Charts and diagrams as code
· · ·
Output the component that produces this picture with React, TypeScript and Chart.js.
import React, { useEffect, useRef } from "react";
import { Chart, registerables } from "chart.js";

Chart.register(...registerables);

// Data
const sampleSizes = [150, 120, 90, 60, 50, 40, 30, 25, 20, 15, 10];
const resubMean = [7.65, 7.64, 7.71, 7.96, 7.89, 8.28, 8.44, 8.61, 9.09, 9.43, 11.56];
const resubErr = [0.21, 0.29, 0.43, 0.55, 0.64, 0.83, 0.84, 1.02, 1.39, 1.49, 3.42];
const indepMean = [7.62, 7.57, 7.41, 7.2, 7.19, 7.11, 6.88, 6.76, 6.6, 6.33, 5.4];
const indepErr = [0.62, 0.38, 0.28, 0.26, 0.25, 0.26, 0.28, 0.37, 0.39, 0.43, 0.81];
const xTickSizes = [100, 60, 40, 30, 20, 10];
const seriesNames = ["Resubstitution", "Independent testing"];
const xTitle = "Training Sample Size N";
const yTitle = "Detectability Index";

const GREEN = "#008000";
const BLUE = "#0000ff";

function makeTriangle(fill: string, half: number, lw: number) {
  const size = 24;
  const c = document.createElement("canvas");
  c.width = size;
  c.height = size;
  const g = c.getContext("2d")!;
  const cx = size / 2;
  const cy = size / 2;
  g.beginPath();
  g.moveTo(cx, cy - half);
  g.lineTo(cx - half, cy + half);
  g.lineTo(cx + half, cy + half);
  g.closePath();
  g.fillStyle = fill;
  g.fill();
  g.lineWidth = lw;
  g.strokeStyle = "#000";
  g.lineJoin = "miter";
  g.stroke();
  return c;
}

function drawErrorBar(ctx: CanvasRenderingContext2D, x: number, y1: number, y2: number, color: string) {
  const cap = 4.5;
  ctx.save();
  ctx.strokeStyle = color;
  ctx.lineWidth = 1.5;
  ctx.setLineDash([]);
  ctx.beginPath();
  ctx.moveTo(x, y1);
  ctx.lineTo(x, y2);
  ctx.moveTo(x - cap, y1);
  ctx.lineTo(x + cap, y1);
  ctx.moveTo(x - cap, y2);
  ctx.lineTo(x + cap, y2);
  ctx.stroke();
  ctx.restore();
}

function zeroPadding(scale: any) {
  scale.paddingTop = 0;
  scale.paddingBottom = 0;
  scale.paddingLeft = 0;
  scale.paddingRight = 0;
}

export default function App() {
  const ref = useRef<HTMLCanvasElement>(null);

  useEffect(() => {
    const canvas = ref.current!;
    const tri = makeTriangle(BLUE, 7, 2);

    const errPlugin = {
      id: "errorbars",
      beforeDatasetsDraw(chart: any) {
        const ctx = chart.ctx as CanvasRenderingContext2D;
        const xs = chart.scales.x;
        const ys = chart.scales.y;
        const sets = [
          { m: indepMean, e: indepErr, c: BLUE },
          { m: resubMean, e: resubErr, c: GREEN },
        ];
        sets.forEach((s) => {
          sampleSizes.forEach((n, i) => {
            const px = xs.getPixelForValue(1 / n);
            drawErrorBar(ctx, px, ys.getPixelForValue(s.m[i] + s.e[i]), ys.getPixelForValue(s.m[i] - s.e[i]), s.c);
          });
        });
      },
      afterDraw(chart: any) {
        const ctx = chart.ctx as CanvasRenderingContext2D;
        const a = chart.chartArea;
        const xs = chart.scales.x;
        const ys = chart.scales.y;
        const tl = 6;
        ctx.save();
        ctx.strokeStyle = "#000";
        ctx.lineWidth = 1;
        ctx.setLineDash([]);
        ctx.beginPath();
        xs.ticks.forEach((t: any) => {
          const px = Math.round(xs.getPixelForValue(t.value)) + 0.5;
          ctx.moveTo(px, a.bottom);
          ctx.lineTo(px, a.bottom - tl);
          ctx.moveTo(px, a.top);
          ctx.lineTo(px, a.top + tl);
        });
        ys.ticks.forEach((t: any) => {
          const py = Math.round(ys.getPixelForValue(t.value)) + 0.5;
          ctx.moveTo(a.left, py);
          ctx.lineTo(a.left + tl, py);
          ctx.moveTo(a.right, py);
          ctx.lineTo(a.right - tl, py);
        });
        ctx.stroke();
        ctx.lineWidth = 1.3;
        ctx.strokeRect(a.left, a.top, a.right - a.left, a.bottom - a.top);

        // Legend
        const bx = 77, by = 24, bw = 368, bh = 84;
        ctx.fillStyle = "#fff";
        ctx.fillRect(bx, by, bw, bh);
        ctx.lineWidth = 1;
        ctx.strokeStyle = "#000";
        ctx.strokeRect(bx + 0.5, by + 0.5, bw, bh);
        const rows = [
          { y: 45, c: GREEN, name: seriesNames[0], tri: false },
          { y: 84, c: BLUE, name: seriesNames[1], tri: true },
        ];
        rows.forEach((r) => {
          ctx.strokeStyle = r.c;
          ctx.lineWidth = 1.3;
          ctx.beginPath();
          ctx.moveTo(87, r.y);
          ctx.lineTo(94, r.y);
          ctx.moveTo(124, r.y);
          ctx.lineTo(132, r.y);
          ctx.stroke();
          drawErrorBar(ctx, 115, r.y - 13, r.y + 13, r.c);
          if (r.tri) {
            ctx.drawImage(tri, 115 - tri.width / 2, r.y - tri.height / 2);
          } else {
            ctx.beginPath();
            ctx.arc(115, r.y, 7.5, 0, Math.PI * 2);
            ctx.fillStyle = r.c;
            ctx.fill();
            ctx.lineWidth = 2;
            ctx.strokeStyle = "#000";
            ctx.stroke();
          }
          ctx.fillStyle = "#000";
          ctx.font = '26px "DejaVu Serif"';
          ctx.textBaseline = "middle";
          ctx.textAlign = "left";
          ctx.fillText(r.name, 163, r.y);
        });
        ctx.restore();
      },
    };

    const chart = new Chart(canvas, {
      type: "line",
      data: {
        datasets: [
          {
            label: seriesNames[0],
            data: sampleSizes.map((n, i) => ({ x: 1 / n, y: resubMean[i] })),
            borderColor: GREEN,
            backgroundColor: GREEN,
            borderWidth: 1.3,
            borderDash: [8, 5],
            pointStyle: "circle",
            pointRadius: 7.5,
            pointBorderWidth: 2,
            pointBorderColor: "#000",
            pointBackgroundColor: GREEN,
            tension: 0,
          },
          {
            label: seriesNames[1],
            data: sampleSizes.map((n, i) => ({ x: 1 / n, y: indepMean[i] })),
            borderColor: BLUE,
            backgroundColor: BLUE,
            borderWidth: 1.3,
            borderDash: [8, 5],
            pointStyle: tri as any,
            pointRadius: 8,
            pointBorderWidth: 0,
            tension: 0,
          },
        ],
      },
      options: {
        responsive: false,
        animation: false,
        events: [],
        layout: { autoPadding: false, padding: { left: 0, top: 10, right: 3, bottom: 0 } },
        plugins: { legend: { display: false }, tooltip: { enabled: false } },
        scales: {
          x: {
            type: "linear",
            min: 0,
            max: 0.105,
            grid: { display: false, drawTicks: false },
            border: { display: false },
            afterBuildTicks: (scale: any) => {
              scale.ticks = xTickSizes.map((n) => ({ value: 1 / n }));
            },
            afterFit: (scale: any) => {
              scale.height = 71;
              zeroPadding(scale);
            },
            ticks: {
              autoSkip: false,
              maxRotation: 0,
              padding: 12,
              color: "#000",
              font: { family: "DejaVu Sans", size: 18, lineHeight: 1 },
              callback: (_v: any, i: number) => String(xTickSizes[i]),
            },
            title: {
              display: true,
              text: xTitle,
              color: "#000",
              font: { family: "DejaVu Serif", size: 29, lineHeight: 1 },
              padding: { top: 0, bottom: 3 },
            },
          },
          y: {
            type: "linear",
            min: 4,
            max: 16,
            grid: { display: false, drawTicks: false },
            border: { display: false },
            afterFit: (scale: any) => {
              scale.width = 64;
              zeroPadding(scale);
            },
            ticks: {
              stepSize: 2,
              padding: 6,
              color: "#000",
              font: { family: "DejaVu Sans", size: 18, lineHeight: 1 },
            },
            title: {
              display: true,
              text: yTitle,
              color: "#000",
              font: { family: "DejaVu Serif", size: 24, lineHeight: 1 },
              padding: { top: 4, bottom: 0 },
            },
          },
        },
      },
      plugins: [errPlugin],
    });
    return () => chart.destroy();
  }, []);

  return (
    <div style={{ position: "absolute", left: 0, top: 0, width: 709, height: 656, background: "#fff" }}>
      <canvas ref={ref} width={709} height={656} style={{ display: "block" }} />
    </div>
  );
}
· · ·
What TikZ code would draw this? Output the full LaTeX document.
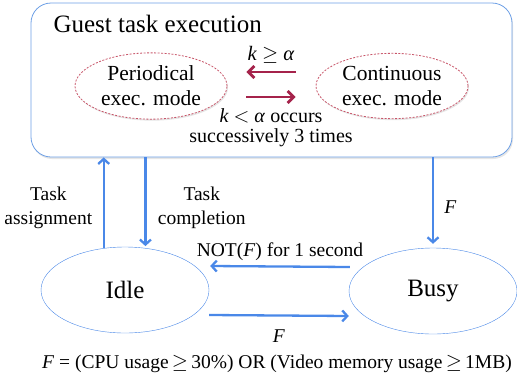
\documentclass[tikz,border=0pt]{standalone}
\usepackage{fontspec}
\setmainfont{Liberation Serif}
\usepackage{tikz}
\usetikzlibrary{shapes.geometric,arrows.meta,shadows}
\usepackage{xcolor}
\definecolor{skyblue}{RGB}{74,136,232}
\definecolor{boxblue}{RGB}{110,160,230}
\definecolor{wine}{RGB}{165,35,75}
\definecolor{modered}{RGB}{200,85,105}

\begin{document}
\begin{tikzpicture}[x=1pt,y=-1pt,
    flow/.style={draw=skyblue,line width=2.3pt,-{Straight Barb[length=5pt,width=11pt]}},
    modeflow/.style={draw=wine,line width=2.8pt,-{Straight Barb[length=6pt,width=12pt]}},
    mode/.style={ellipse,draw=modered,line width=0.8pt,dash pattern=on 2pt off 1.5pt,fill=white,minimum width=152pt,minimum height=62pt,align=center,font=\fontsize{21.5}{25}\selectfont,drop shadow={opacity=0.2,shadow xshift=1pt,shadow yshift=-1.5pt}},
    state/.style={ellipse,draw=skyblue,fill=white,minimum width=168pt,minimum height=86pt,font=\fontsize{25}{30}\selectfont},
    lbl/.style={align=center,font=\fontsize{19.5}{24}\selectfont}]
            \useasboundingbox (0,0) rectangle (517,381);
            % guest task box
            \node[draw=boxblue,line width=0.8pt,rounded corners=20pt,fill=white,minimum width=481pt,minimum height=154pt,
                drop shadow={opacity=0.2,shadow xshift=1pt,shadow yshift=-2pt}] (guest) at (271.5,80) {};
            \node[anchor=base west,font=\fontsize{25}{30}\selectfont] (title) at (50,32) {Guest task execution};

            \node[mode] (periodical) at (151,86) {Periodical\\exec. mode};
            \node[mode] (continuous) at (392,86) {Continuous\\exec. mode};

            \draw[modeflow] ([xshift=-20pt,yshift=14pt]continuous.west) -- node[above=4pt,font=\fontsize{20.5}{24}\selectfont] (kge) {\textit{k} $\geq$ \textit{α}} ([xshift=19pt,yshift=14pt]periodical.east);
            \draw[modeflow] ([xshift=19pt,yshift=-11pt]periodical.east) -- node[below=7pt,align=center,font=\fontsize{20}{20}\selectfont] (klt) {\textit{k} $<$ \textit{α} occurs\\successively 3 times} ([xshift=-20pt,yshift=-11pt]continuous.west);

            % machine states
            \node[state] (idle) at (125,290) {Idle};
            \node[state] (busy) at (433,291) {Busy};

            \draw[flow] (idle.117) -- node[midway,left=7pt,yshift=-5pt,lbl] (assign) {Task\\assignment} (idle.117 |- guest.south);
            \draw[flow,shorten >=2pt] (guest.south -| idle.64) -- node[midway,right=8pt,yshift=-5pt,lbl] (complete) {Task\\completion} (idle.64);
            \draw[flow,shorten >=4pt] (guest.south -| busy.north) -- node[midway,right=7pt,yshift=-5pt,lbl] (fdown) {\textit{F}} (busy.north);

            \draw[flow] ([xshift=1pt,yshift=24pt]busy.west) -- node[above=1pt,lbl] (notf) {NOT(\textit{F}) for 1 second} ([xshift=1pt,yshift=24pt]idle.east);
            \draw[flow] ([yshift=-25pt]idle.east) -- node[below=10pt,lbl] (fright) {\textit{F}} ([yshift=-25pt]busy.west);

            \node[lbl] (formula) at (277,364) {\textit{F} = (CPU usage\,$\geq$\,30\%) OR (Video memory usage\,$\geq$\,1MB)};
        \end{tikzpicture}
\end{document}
· · ·
* Directive *
Above are the records. Copy word for word only their lines from the one holding "What TikZ code" through the one holding "(continuous) at (392,86)", both included, and skip the images.

* Worked solution *
What TikZ code would draw this? Output the full LaTeX document.
\documentclass[tikz,border=0pt]{standalone}
\usepackage{fontspec}
\setmainfont{Liberation Serif}
\usepackage{tikz}
\usetikzlibrary{shapes.geometric,arrows.meta,shadows}
\usepackage{xcolor}
\definecolor{skyblue}{RGB}{74,136,232}
\definecolor{boxblue}{RGB}{110,160,230}
\definecolor{wine}{RGB}{165,35,75}
\definecolor{modered}{RGB}{200,85,105}

\begin{document}
\begin{tikzpicture}[x=1pt,y=-1pt,
    flow/.style={draw=skyblue,line width=2.3pt,-{Straight Barb[length=5pt,width=11pt]}},
    modeflow/.style={draw=wine,line width=2.8pt,-{Straight Barb[length=6pt,width=12pt]}},
    mode/.style={ellipse,draw=modered,line width=0.8pt,dash pattern=on 2pt off 1.5pt,fill=white,minimum width=152pt,minimum height=62pt,align=center,font=\fontsize{21.5}{25}\selectfont,drop shadow={opacity=0.2,shadow xshift=1pt,shadow yshift=-1.5pt}},
    state/.style={ellipse,draw=skyblue,fill=white,minimum width=168pt,minimum height=86pt,font=\fontsize{25}{30}\selectfont},
    lbl/.style={align=center,font=\fontsize{19.5}{24}\selectfont}]
            \useasboundingbox (0,0) rectangle (517,381);
            % guest task box
            \node[draw=boxblue,line width=0.8pt,rounded corners=20pt,fill=white,minimum width=481pt,minimum height=154pt,
                drop shadow={opacity=0.2,shadow xshift=1pt,shadow yshift=-2pt}] (guest) at (271.5,80) {};
            \node[anchor=base west,font=\fontsize{25}{30}\selectfont] (title) at (50,32) {Guest task execution};

            \node[mode] (periodical) at (151,86) {Periodical\\exec. mode};
            \node[mode] (continuous) at (392,86) {Continuous\\exec. mode};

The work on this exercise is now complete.